National Burger Day will be here on the 28th of May, and Americans everywhere will celebrate this holiday by enjoying this stable of the American diet. The hamburger has been part of American cuisine since the late 19th Century. As most readers know, they are a great food to have while at the ballpark, and hamburgers are the preferred main course at most outdoor cookouts held on holidays such as Memorial Day and the Fourth of July.
Or, if you’d rather forego having a cookout, you can have someone else cook your burger for you. And, if you want it done quickly and cheaply, you can go to your local McDonalds.
One person who can be counted on doing exactly that is Mister Don Gorske of Fond du Lac, Wisconsin, who is an avid Big Mac enthusiast. The story goes that after getting his first car on May 17th, 1972, the first place Mister Gorske went to was, of course, McDonalds. He bought and consumed three Big Macs for lunch and over the course of the month he ate a further 265 of these burgers! Since that lovely spring day in the Badger State, Mr. Gorske has eaten 30,000 Big Macs!

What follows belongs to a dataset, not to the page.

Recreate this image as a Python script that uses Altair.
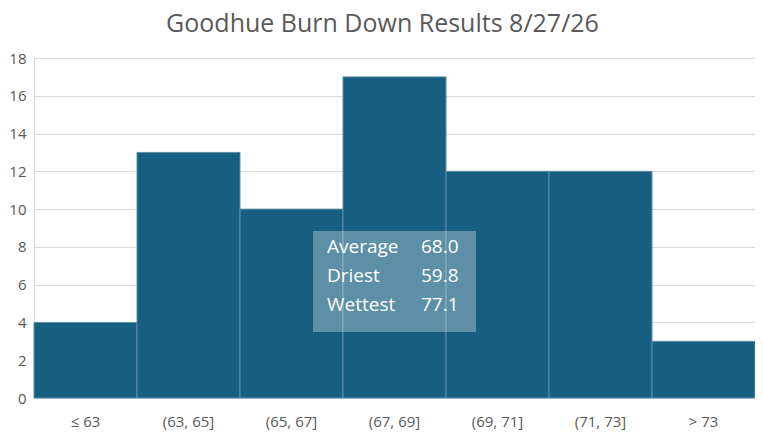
import altair as alt
import pandas as pd

bins = ["≤ 63", "(63, 65]", "(65, 67]", "(67, 69]", "(69, 71]", "(71, 73]", "> 73"]
counts = [4, 13, 10, 17, 12, 12, 3]
stat_labels = ["Average", "Driest", "Wettest"]
stat_values = ["68.0", "59.8", "77.1"]

df = pd.DataFrame({"bin": bins, "count": counts})
stats = pd.DataFrame({"label": stat_labels, "value": stat_values, "row": [0, 1, 2]})
one = pd.DataFrame({"k": [0]})

FONT = "Open Sans"
GRAY = "#595959"

bars = alt.Chart(df).mark_bar(color="#175f80", stroke="#5f8ea8", strokeWidth=1).encode(
    x=alt.X("bin:N", sort=bins, title=None,
            scale=alt.Scale(paddingInner=0, paddingOuter=0),
            axis=alt.Axis(labelAngle=0, labelFontSize=15, labelColor=GRAY, labelFont=FONT,
                          ticks=False, labelPadding=16, domainColor="#d9d9d9", grid=False)),
    y=alt.Y("count:Q", title=None,
            scale=alt.Scale(domain=[0, 18], nice=False),
            axis=alt.Axis(values=list(range(0, 19, 2)), labelFontSize=15, labelColor=GRAY,
                          labelFont=FONT, ticks=False, labelPadding=8,
                          domainColor="#d9d9d9", gridColor="#d9d9d9")),
)

box = alt.Chart(one).mark_rect(color="white", opacity=0.3).encode(
    x=alt.value(279), x2=alt.value(442), y=alt.value(173), y2=alt.value(274)
)

ysc = alt.Scale(domain=[0, 2], range=[189, 247])

labels = alt.Chart(stats).mark_text(align="left", baseline="middle", color="white",
                                    fontSize=19, font=FONT).encode(
    x=alt.value(293), y=alt.Y("row:Q", axis=None, scale=ysc),
    text="label:N")

values = alt.Chart(stats).mark_text(align="left", baseline="middle", color="white",
                                    fontSize=19, font=FONT).encode(
    x=alt.value(387), y=alt.Y("row:Q", axis=None, scale=ysc),
    text="value:N")

chart = alt.layer(bars, box, labels, values).resolve_scale(y="independent").properties(
    width=721, height=340,
    title=alt.TitleParams("Goodhue Burn Down Results 8/27/26", fontSize=25, color=GRAY,
                          font=FONT, fontWeight="normal", offset=14, dx=-12),
    autosize=alt.AutoSizeParams(type="none"),
    padding={"left": 26, "top": 50, "right": 0, "bottom": 33},
).configure_view(stroke=None)

chart.save("out.html", embed_options={"renderer": "svg", "actions": False})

He has eaten them almost everyday for 46 years.
The first thought that came to my mind was: “How does someone eat 30,000 Big Macs?” If I had undertaken a similar diet, I would have died a long time ago.
But, Mister Gorske is as healthy as ever.
According to his Wikipedia page, this gentleman is 6 foot 2 inches tall, and he weighs 185 pounds (83 kilograms for those of you unfamiliar with imperial units). Furthermore, on April 26th, 2011, on a visit to his doctor, he was informed that he had a cholesterol level of 156 mg/dl, which is well below the average of 208 mg/dl. He has no health problems whatsoever.
Upon hearing about this, I wondered how this gentleman was able to eat this food for so long. After browsing through several websites dedicated to disseminating medical information, I found some interesting clues as to why Mr. Gorske has been able to enjoy his Big Mac diet for as long as he has. Some people, believe it or not, are just more genetically inclined to tolerate high levels of cholesterol, while others aren’t, the latter suffering from what is called ‘Familial Cholesterolemia’, a genetic defect which makes it harder for the body to remove low density proteins (LDL cholesterol - colloquially known as ‘bad cholesterol’) from the body. I will venture to guess that Mr. Gorske lacks this genetic defect.
So, enjoy your Big Macs, Mr. Gorske! Don’t forget to wash them down with a refreshing, sugary drink. Oh, and there are also the apple pies and McNuggets. Try those, too, if you have yet to do so over the past few decades. However, while you are enjoying those delicious, high fat, sugar, sodium, and cholesterol entrees, I will continue to exercise moderation in my diet.